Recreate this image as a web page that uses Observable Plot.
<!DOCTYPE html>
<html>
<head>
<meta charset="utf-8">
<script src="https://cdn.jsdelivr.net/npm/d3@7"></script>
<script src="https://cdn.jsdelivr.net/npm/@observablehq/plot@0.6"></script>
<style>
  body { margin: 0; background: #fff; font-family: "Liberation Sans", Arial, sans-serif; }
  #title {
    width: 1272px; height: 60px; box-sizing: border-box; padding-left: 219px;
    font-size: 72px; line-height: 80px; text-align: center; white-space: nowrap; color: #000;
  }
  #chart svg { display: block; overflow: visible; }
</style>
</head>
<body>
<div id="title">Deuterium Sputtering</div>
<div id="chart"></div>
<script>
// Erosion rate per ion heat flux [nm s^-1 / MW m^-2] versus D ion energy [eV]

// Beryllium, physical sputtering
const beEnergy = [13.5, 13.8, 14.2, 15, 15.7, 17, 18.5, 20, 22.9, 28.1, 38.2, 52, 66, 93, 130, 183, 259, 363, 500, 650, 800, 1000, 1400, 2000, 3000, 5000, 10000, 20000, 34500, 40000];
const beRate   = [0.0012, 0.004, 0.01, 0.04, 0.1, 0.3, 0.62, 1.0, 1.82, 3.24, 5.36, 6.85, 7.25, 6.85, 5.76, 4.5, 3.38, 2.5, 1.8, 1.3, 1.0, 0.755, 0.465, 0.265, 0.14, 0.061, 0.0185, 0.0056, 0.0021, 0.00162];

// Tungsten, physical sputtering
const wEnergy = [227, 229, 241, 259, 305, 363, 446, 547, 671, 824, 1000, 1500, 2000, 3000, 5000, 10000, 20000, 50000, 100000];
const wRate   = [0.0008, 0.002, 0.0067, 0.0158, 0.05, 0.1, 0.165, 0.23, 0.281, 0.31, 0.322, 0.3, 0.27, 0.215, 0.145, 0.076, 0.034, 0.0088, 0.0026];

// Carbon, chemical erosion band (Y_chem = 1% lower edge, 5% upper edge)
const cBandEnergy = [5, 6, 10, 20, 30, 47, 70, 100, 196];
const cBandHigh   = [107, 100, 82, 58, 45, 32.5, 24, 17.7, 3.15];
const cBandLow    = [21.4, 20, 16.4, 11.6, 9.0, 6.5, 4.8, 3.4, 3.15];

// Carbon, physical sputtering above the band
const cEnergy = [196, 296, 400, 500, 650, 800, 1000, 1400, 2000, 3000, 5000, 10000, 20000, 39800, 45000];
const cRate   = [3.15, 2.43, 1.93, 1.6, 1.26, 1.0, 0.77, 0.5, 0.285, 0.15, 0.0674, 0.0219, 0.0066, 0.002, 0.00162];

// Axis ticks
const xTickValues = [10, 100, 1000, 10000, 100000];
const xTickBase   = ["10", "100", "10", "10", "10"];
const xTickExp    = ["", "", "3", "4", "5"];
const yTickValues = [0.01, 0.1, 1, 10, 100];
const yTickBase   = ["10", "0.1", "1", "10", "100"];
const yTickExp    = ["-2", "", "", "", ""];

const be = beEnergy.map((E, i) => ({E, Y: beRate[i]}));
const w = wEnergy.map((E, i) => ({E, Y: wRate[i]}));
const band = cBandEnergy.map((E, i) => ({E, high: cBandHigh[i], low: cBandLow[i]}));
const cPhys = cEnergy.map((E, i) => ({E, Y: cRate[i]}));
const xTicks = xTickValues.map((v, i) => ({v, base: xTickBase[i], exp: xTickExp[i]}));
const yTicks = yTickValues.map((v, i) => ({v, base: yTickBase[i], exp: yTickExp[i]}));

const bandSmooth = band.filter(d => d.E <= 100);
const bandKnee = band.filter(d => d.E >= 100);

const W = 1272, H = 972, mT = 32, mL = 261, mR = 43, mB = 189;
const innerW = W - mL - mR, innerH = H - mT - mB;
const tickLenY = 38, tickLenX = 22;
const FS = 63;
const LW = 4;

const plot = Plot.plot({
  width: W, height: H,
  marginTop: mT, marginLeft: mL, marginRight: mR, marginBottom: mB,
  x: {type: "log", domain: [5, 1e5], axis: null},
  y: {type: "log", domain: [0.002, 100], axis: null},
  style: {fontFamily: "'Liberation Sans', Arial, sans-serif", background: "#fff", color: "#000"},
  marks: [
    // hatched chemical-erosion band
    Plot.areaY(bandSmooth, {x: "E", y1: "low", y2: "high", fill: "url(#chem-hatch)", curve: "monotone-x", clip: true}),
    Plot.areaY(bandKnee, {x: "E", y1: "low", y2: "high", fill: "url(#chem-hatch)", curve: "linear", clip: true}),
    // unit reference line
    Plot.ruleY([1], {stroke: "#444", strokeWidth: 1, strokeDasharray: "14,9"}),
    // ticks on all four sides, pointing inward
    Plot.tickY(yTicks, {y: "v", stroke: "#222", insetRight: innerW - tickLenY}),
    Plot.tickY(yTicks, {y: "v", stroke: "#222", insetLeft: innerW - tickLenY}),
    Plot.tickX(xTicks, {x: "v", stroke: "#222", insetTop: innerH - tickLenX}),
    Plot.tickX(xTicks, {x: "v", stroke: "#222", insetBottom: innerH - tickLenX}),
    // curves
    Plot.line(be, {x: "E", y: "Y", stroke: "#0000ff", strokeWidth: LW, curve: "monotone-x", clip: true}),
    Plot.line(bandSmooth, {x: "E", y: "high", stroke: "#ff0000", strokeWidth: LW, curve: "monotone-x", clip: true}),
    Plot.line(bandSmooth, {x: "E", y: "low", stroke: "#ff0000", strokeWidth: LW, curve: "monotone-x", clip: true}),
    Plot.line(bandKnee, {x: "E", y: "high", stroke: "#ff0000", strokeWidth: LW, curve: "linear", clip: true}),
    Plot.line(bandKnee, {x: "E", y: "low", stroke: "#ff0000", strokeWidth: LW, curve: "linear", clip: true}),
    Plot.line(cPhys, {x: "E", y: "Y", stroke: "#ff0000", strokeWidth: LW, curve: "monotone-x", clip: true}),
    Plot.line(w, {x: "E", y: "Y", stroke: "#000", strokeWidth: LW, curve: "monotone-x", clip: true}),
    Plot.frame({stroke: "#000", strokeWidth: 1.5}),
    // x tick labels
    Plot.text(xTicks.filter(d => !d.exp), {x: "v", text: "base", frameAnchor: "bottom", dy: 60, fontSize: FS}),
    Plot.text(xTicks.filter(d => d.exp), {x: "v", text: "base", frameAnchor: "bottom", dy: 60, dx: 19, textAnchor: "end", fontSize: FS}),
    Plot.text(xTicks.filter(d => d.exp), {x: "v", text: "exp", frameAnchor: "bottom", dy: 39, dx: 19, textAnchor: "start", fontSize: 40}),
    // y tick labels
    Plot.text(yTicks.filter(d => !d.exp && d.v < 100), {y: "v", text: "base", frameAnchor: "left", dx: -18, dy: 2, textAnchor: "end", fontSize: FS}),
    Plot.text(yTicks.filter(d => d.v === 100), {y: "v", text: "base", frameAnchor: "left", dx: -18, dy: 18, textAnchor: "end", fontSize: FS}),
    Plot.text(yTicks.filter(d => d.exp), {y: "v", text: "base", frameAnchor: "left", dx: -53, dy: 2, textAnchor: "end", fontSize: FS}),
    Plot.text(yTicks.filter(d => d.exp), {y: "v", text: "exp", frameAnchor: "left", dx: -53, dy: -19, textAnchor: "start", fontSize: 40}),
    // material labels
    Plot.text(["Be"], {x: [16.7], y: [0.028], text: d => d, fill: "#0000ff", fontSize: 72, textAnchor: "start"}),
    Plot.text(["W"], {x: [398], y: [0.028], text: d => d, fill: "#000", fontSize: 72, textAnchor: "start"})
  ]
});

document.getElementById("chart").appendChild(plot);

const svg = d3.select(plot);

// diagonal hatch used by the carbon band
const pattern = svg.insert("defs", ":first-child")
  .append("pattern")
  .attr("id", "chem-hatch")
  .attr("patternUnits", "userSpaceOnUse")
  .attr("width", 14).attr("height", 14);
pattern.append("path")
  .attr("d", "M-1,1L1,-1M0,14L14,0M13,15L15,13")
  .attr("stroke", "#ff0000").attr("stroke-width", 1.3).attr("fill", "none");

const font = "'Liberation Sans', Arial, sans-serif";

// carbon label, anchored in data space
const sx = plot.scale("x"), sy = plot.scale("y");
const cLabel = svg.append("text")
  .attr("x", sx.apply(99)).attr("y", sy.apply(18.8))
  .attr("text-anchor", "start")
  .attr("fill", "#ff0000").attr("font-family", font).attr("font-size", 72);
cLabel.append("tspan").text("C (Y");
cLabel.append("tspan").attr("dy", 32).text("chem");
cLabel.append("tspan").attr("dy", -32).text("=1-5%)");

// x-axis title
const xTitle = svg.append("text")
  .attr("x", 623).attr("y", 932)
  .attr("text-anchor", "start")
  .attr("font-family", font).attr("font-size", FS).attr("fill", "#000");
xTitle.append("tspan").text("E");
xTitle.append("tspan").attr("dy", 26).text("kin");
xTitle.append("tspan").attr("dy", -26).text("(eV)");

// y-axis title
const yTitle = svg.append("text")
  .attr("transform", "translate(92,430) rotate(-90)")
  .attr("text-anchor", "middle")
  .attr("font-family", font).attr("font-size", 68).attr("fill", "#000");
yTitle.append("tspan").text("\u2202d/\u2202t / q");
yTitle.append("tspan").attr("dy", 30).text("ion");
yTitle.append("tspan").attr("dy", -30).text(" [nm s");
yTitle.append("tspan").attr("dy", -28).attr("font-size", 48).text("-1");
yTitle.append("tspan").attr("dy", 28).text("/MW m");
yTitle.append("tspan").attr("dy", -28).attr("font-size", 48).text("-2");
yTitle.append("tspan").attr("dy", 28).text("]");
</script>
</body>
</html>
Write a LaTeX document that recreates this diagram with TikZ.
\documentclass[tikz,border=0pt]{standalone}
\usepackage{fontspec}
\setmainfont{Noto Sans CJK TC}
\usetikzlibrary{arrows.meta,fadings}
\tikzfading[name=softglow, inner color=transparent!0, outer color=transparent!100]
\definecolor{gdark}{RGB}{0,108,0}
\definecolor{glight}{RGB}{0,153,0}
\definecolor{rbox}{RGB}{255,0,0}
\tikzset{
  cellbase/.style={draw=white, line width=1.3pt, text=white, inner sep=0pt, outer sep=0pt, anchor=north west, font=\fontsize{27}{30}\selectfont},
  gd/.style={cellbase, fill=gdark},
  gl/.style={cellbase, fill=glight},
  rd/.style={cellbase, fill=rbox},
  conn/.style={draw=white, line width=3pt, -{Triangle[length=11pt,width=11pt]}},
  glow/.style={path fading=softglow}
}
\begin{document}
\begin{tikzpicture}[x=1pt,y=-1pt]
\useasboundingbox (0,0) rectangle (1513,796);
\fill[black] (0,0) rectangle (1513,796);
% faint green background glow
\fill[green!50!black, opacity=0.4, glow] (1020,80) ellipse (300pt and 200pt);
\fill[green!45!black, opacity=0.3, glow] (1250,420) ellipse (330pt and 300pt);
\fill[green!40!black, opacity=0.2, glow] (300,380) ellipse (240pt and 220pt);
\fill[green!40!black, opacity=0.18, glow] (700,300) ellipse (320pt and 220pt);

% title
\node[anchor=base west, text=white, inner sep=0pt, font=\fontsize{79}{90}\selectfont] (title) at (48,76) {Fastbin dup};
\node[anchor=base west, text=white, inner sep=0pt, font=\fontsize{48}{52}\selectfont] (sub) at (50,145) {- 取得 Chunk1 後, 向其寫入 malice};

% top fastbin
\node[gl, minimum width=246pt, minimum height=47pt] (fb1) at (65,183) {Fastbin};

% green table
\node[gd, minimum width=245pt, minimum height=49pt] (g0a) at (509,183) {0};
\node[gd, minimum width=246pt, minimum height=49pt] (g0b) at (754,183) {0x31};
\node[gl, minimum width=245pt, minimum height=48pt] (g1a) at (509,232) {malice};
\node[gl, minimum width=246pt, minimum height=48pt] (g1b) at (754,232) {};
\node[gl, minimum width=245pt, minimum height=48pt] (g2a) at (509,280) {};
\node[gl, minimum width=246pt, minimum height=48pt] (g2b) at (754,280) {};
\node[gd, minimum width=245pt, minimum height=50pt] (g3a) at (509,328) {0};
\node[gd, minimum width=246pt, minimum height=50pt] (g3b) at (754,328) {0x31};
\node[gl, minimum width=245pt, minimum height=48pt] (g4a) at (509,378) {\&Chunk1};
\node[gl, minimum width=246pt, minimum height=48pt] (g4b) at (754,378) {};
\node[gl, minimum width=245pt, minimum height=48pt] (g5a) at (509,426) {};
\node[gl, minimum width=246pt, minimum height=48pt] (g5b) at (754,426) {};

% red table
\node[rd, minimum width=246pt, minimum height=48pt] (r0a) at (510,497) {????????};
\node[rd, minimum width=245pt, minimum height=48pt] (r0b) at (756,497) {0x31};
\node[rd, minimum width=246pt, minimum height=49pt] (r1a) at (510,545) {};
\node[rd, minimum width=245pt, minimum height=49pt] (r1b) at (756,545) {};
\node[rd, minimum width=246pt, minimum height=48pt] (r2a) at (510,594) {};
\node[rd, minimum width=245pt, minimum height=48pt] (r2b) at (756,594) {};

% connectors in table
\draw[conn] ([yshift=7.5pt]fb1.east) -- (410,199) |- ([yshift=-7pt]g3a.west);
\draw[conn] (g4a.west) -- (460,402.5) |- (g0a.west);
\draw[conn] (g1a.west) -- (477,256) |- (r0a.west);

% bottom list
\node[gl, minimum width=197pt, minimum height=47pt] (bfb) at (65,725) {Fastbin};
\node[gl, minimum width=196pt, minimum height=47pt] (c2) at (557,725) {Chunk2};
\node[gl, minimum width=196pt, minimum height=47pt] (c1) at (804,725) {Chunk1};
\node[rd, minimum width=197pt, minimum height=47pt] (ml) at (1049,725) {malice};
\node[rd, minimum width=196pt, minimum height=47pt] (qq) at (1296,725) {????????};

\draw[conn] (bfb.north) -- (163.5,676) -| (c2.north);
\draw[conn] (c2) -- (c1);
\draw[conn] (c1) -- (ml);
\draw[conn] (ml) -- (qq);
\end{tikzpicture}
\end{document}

EXERCISE INSTRUCTIONS: Repeat word for word every line from the start of the entries to the line holding "0.0056, 0.0021, 0.00162];", inclusive, and nothing else.

EXERCISE RESPONSE:
Recreate this image as a web page that uses Observable Plot.
<!DOCTYPE html>
<html>
<head>
<meta charset="utf-8">
<script src="https://cdn.jsdelivr.net/npm/d3@7"></script>
<script src="https://cdn.jsdelivr.net/npm/@observablehq/plot@0.6"></script>
<style>
  body { margin: 0; background: #fff; font-family: "Liberation Sans", Arial, sans-serif; }
  #title {
    width: 1272px; height: 60px; box-sizing: border-box; padding-left: 219px;
    font-size: 72px; line-height: 80px; text-align: center; white-space: nowrap; color: #000;
  }
  #chart svg { display: block; overflow: visible; }
</style>
</head>
<body>
<div id="title">Deuterium Sputtering</div>
<div id="chart"></div>
<script>
// Erosion rate per ion heat flux [nm s^-1 / MW m^-2] versus D ion energy [eV]

// Beryllium, physical sputtering
const beEnergy = [13.5, 13.8, 14.2, 15, 15.7, 17, 18.5, 20, 22.9, 28.1, 38.2, 52, 66, 93, 130, 183, 259, 363, 500, 650, 800, 1000, 1400, 2000, 3000, 5000, 10000, 20000, 34500, 40000];
const beRate   = [0.0012, 0.004, 0.01, 0.04, 0.1, 0.3, 0.62, 1.0, 1.82, 3.24, 5.36, 6.85, 7.25, 6.85, 5.76, 4.5, 3.38, 2.5, 1.8, 1.3, 1.0, 0.755, 0.465, 0.265, 0.14, 0.061, 0.0185, 0.0056, 0.0021, 0.00162];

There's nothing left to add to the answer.